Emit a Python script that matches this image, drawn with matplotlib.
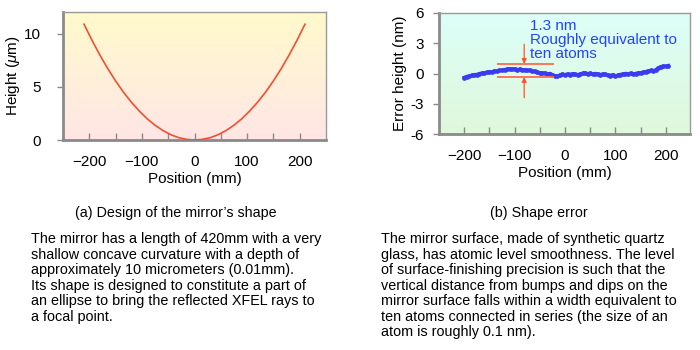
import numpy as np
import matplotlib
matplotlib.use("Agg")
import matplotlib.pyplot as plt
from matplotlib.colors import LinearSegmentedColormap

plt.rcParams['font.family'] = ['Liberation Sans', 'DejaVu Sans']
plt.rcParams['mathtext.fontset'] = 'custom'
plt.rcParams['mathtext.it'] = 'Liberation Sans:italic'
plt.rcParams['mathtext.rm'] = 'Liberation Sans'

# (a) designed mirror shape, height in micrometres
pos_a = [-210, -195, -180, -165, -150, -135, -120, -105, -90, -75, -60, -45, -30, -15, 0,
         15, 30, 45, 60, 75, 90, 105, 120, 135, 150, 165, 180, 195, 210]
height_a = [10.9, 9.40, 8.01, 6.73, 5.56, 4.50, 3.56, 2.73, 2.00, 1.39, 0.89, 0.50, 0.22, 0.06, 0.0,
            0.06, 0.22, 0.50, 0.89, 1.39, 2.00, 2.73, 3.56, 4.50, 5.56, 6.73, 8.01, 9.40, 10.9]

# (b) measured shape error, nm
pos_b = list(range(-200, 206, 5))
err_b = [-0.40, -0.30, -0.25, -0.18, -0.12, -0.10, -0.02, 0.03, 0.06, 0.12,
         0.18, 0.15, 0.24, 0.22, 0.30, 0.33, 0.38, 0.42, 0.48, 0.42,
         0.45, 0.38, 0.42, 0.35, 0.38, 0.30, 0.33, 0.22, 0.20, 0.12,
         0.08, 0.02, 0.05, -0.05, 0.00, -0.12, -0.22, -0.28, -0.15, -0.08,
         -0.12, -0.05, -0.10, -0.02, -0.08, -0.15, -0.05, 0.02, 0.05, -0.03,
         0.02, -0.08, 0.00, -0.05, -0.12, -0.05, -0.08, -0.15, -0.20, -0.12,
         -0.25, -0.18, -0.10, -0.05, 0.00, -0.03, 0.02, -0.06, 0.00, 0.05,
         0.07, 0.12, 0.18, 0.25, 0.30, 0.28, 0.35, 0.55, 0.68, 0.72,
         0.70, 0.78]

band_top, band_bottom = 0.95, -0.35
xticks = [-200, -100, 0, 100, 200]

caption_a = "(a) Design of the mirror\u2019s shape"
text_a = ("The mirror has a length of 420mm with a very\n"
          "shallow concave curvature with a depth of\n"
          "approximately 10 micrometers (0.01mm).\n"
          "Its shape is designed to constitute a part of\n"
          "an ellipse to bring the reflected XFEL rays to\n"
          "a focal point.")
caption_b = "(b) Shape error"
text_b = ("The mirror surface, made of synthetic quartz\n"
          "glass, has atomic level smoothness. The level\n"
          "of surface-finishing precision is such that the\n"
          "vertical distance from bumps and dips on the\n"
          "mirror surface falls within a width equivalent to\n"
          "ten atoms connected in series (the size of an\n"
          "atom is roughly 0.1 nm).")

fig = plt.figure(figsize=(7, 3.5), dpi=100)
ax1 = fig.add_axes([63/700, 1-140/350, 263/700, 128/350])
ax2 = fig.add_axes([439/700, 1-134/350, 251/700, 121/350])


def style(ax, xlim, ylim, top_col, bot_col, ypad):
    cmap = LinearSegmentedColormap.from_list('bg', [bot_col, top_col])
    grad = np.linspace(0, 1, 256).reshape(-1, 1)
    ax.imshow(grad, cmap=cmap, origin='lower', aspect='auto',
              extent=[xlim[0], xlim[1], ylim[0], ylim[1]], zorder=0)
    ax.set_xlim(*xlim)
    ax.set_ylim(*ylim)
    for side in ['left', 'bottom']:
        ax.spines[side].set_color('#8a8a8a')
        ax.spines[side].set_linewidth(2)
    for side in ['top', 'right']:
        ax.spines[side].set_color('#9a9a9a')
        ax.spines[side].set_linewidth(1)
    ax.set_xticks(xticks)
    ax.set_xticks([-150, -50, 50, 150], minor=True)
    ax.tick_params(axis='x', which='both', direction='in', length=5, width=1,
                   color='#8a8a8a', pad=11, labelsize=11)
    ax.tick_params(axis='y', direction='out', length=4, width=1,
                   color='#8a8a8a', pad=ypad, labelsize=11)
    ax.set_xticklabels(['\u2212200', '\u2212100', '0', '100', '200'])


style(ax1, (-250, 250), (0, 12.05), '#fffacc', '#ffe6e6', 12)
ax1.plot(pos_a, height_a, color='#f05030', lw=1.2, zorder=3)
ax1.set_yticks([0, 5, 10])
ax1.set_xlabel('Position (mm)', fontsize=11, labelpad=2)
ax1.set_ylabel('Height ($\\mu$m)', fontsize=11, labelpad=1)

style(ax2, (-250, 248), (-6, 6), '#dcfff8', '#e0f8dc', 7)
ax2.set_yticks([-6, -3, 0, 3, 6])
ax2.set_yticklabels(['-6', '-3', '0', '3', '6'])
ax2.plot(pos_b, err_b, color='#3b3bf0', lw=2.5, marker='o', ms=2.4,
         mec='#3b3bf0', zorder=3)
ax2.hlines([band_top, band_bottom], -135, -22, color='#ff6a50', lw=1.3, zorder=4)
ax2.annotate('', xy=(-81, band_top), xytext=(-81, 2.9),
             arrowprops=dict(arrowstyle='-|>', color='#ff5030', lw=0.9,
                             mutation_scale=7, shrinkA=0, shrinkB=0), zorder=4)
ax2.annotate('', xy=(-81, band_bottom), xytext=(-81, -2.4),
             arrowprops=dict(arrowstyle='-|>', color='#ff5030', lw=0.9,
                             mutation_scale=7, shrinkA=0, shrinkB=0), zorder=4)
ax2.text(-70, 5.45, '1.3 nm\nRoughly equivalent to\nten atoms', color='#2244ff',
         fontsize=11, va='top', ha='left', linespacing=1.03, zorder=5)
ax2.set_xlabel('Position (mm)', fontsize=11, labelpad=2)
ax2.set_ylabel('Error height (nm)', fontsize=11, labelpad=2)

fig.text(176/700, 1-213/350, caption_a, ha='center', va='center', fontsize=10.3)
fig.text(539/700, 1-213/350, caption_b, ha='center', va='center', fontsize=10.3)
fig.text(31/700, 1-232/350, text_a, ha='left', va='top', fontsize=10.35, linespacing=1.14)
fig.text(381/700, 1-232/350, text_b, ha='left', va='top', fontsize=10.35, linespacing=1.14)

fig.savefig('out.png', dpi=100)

_ _ _

* [Instructions for the task]: Give back exactly the lines from the first line of the data through the line with "from matplotlib.colors import", pictures excluded.

* [Correct result]:
Emit a Python script that matches this image, drawn with matplotlib.
import numpy as np
import matplotlib
matplotlib.use("Agg")
import matplotlib.pyplot as plt
from matplotlib.colors import LinearSegmentedColormap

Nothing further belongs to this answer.